Но в романе обнаруживаются и другие связи между литературоцентризмом, между жаждой Главной книги — и вообще верой в книгу как в источник Смысла жизни — и террором, как «малым», так и «большим». Бенедикт, завороженный идеальным миром литературы, не может не задаться простым, то и дело всплывающим вопросом — что важнее: смысл или жизнь, книга или «голубчики»? «Что бы вынес из горящего дома… что б вытащил: кошку али картину? Голубчика али книгу?» (с. 263). Для Бенедикта вопрос решается просто: «Голубчики?! Голубчики — прах, труха, кало, дым печной, глина, в глину же и возвернутся. Грязь от них, сало свечное, очески… Ты, Книга, чистое мое, светлое мое, золото певучее, обещание, мечта, зов дальний… <…> Ты одна не обманешь, не ударишь, не обидишь, не покинешь!» (с. 263). Этот выбор в полной мере подтвержден в сюжете и тем, как Бенедикт в поисках Глии ной книги «санитарствует»; и тем, как, едва совершив вместе со своим тестем «революцию», он самолично вводит запрет на чтение, движимый при этом исключительно любовью к книге: «Нет! Нельзя людям доверять. Да чего там: отобрать их [книги], и все дела… расправил плечи, засмеялся, высунул кончик языка и аккуратненько перед „дозволяется“ приписал „не“» (с. 356–357). Ради спасения библиотеки, а главное, ради сохранения личного доступа к книгам Бенедикт отправляет на казнь Никиту Иваныча: «Ну-с, кого спасем из горящего дома? Он выбрал сразу» (с. 370).
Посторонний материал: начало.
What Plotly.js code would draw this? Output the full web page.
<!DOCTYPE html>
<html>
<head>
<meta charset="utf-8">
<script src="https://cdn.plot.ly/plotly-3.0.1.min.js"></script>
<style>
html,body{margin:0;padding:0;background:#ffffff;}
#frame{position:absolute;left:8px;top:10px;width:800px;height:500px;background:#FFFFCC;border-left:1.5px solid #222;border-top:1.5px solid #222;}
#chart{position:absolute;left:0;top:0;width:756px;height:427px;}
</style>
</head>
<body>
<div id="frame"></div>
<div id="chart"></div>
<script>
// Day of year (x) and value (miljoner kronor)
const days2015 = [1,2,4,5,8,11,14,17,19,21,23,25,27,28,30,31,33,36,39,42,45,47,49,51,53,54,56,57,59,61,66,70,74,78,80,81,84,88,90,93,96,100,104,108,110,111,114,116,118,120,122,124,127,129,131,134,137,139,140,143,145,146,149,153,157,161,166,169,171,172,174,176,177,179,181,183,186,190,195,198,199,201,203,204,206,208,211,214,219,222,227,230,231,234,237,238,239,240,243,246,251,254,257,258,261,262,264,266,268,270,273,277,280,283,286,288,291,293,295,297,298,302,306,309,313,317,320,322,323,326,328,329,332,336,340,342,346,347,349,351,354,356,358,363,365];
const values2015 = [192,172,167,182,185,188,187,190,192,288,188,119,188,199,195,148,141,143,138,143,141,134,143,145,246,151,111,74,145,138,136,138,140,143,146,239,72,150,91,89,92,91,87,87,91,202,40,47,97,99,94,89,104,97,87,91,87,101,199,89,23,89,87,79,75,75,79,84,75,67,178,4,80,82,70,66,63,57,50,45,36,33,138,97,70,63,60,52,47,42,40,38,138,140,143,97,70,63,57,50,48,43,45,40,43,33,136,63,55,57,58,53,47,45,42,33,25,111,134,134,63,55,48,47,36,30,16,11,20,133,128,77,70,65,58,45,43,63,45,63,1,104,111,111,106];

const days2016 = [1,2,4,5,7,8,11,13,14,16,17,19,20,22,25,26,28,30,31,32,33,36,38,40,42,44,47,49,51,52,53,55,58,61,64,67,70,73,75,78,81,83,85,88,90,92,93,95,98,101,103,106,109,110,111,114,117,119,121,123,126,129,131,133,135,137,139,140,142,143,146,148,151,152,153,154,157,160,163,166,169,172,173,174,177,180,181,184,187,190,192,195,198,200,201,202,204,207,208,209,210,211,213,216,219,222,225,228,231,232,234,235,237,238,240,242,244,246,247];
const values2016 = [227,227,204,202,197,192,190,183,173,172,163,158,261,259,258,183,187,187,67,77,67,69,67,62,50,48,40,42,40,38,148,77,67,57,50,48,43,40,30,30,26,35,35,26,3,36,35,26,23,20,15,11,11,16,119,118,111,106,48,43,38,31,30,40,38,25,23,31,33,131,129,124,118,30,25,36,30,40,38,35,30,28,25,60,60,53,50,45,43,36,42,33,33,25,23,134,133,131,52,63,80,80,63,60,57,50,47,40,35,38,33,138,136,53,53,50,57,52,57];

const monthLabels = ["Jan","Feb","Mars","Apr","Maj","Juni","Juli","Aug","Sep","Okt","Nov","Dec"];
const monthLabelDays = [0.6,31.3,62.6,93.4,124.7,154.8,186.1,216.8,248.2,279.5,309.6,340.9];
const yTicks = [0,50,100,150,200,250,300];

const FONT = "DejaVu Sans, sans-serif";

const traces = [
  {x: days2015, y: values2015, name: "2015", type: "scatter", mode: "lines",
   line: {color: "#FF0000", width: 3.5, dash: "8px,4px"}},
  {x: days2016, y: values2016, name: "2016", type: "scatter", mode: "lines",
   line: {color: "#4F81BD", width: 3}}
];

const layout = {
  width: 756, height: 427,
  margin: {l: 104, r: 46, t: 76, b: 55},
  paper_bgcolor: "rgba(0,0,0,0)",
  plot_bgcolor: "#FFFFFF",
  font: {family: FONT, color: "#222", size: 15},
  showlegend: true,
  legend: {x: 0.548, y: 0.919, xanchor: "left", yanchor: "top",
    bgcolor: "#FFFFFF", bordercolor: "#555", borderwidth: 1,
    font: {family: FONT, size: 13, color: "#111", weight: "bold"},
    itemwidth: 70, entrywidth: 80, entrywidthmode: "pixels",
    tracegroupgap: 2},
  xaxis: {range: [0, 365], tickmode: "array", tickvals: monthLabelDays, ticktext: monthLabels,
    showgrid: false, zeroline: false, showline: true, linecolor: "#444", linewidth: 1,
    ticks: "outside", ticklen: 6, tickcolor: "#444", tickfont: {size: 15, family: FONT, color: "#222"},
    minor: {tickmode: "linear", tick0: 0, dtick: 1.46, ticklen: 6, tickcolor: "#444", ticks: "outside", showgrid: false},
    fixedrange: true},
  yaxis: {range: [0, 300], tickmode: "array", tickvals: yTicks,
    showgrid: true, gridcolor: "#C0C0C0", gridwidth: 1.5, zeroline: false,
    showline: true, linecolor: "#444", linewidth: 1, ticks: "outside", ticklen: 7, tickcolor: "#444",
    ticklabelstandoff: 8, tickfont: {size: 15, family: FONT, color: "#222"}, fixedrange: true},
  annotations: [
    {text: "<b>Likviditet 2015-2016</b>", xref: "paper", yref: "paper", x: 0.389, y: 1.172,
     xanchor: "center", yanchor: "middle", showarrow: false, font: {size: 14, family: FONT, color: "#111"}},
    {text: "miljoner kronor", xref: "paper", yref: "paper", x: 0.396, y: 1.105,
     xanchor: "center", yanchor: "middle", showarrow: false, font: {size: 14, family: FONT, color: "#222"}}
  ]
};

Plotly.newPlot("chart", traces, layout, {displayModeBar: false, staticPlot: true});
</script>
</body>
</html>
В мировоззрении Бенедикта поклонение Книге не только вырастает из презрения к «голубчикам», живущим «в копоти да срани своей неизбывной», но и переводит «малый террор» (на том же презрении к чужой жизни основанный) в новое — возвышенное! — измерение. И хотя рейды Санитаров являются относительно «мягкой» заменой «Большого террора» (изъятие книг — вместо изъятия людей), они тем не менее достаточно узнаваемо репрезентируют именно террор, творимый в соответствии с законами созданного Толстой «русского мира». Перед нами — государственное насилие против любого «голубчика», совершаемое по доносу, а то и без разбора — за потенциальное преступление, за «подрывную литературу» (каковой оказывается любая книга). Следовательно, «большой террор», по Толстой, — это «малый террор», помноженный на «Великие Идеи», — или, иначе, окрыленный поиском вечной и универсальной истины, «Главной Книги», трансцендентального означаемого. Эволюция Бенедикта служит в романе доказательством этой концепции: литературоцентризм в развитии характера героя оказывается посредником между «малым» и «большим» террором.
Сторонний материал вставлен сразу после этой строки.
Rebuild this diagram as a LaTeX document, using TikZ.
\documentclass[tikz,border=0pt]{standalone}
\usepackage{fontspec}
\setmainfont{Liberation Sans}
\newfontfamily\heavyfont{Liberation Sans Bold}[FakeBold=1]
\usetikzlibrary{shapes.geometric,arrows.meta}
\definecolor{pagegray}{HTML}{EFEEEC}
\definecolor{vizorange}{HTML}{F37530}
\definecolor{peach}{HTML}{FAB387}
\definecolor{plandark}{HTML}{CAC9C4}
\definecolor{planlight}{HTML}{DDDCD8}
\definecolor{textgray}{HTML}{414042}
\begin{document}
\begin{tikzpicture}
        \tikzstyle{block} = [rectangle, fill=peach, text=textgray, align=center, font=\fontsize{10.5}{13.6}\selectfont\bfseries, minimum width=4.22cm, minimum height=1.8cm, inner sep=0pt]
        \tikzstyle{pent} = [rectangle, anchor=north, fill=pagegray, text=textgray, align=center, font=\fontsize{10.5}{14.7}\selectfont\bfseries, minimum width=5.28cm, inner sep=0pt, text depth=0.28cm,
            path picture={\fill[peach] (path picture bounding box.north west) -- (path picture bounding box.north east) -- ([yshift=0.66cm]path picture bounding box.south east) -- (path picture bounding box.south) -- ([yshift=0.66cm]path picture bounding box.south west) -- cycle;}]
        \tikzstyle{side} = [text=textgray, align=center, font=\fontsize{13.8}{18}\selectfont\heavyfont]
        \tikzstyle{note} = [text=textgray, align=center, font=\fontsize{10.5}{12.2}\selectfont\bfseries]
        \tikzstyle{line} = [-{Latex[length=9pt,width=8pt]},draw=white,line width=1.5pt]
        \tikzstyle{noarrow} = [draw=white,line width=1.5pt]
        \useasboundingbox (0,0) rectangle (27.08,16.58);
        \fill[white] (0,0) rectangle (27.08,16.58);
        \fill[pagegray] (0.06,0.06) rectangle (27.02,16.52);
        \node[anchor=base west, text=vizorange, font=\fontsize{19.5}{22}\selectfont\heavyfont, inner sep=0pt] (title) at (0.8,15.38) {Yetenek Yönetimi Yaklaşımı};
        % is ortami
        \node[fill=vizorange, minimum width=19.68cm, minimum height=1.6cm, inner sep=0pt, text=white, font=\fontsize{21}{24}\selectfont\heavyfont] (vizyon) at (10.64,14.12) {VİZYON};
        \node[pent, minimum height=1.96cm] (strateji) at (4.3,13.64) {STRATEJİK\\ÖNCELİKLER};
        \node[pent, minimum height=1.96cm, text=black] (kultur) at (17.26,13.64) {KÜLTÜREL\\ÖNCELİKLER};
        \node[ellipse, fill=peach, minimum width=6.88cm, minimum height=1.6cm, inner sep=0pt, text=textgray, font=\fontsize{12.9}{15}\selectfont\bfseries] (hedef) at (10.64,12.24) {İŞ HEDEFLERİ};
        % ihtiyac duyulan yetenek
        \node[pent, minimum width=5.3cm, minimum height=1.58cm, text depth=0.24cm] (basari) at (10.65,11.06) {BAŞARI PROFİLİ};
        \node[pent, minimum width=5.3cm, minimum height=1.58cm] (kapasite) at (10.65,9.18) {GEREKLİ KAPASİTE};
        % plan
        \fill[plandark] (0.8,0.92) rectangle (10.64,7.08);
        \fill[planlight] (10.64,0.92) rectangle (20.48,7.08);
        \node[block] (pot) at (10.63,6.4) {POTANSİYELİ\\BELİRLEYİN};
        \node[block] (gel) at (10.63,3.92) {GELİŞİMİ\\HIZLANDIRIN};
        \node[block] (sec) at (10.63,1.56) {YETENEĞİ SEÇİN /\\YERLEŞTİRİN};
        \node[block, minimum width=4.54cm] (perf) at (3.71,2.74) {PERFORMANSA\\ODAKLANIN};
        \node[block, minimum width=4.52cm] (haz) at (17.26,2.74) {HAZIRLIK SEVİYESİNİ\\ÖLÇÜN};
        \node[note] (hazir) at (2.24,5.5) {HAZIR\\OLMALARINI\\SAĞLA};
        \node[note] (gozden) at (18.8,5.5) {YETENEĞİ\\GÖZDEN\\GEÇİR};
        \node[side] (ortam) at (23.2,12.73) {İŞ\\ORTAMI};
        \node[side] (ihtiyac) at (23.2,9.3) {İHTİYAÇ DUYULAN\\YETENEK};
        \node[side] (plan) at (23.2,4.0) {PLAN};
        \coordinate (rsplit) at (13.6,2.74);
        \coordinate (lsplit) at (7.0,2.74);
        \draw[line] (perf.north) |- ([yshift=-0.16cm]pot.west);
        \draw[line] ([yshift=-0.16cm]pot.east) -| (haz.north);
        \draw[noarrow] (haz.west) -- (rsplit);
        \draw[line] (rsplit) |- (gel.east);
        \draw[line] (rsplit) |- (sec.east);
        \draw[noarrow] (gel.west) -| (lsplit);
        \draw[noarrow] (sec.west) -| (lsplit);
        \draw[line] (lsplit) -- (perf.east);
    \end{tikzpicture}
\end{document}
Но может быть, дело в Бенедикте? Может быть, это он и ему подобные недоучки и недоумки превращают высокую культуру в орудие смерти, а Пушкина — в идола, а потом и в Кысь? Ведь и Прежние — в первую очередь Никита Иваныч — не устают твердить Бенедикту: «…книга тебе не впрок, пустой шелест, набор букв. Жизненную, жизненную азбуку не освоил!» (с. 313) — из чего следует, что Прежние, то есть интеллигенты, жизненную «азбуку» все же знают и несут в себе огонь. Истопник Никита Иваныч несет его даже и физически, являясь огнедышащим в буквальном смысле слова.
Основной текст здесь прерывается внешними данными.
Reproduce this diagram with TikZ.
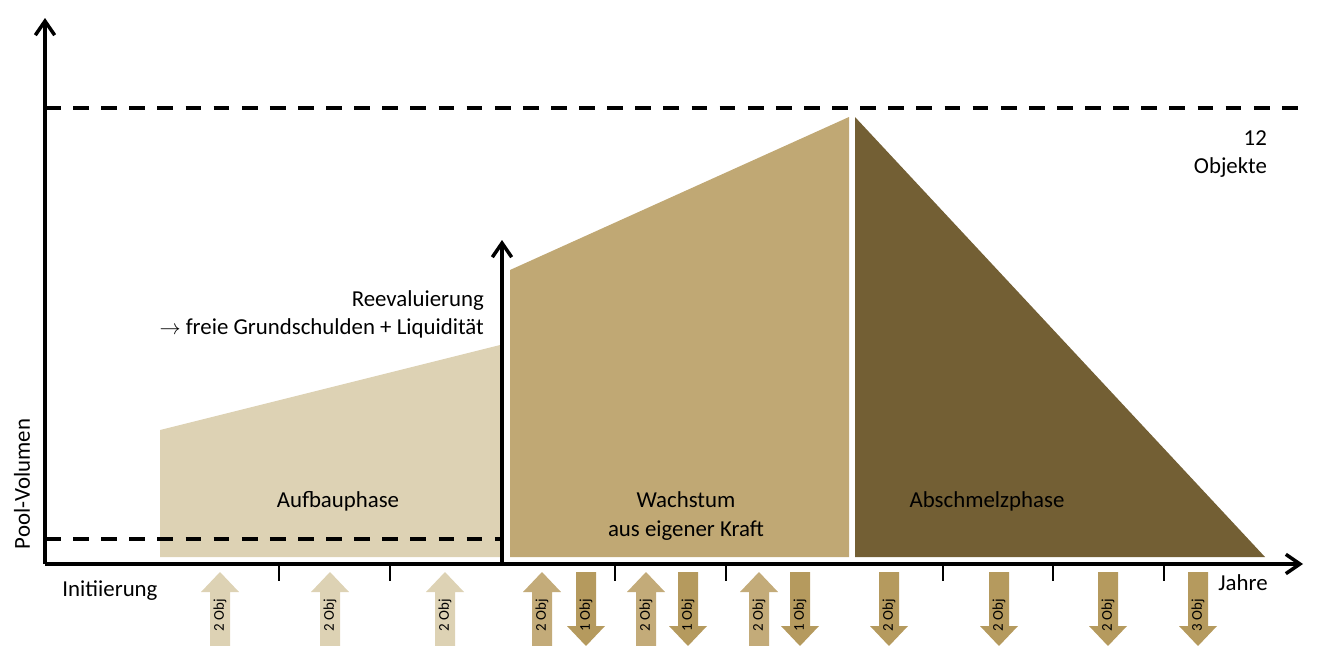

Только почему так комичны (и так узнаваемы!) интеллигентские споры о Западе (которого, может быть, и нет?), о ксероксе как о средстве духовного возрождения, об «охране памятников» и переименовании улиц? Почему так фатально лишено юмора отношение Прежних к собственному прошлому? Чего стоит хотя бы торжественное зачитывание инструкции по пользованию мясорубкой! Не Никита ли Иваныч надоумил Бенедикта искать смысл жизни в книге: «Жизнь наша, юноша, есть поиск этой книги, бессонный путь в глухом лесу, блуждание на ощупь, нечаянное обретение! И наш поэт, скромный алтарь коему мы с тобой воздвигаем, знал это, юноша! Все он знал! Пушкин — наше все: и звездное небо, и закон в груди!» (с. 195)? Не забудем и о том, что именно Никита Иваныч в романе Толстой высокопарно вещает о «книге бытия», в которой «алмазными буквами» прочерчены нравственные законы. Чем же его молитва всезнающему Пушкину отличается от надежд Бенедикта, возложенных героем на вымечтанную «Главную книгу»?